Let’s begin by examining why you abandoned the work in the first place.

The reasons why writers abandon unfinished work are many and varied. Before you decide to review one or more of your own pieces, it’s probably a good idea to figure out why you stopped work on a particular project.

You lost interest in it and couldn’t figure out how to get the mojo back. If you lost interest then, you will likely not be all that interested now. You’re probably forcing it. Bury it. Forever. Just stop.

You had no idea where it was going so you stopped working on it. If you still have no idea where it is going, step back for a moment. If you begin to work with it and it seems to be taking shape, go for it. If you still have to force a direction, bury it. Forever. Be cautious.

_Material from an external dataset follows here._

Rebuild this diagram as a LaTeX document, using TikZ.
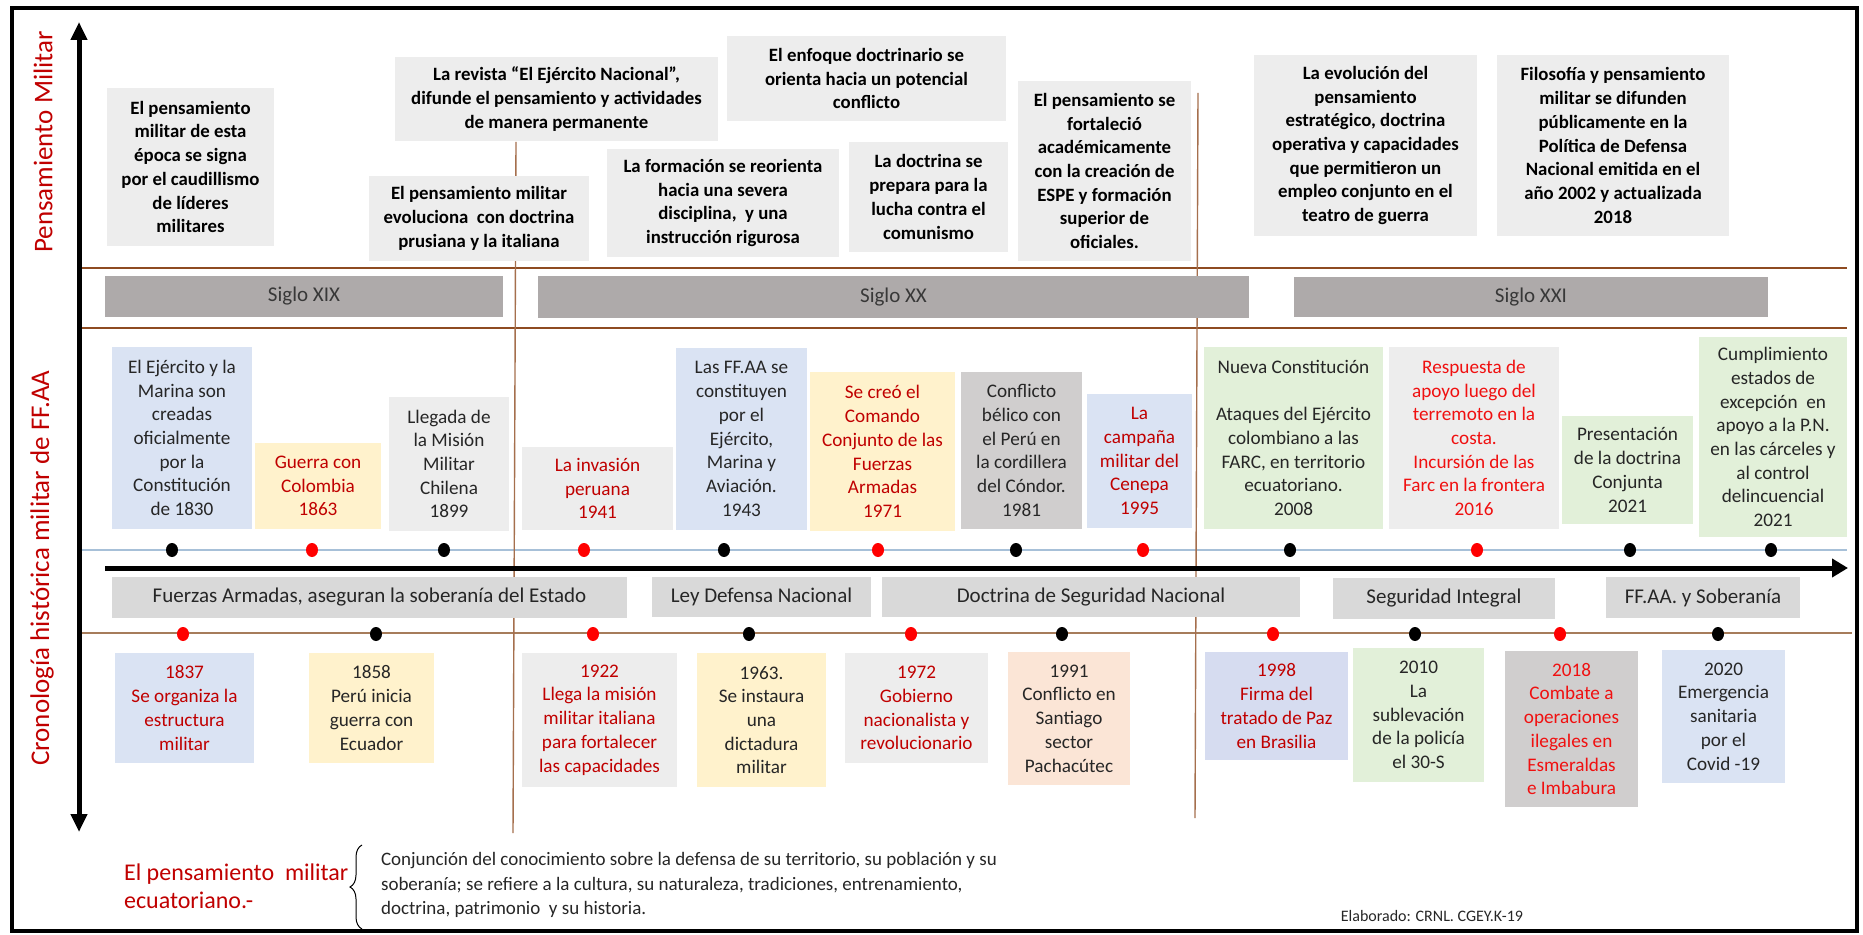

You got distracted by something else – life, work, family. All of these things are reasons why some of our writing gets put on the back burner. This manuscript might have legs. Brush it off and get to work. Give yourself the green light.

Before you get too excited about the reworking an abandoned manuscript, consider the following:

  • Ask yourself why you want to publish it now. Do you just want to see it in print (electronic or otherwise)? If the answer is yes, I suggest you need a better reason. There are a lot of books out there these days that no one will ever read. If you really don’t care if anyone else reads it, perhaps you need to put it away.
  • Reread it what you have already written to see if you still feel the pull of the material. If you don’t, put it back in the electronic drawer and step away.
  • Analyze it for currency. Are the ideas still resonant? Will current readers appreciate the themes? If you aren’t sure, ask someone whose opinion you value to read it. Perhaps even consider beta readers.
  • Edit the manuscript for specifics that will bring the details up to date. For example, if the protagonist still uses a payphone, unless it’s part of a quirky character trait (or a historical piece!), you need to do a bit of updating.
  • When you have finished the rewrite, read it again to see if you still feel enthusiastic. If the answer is yes, you’re ready to press the publish button! Or start querying publishers!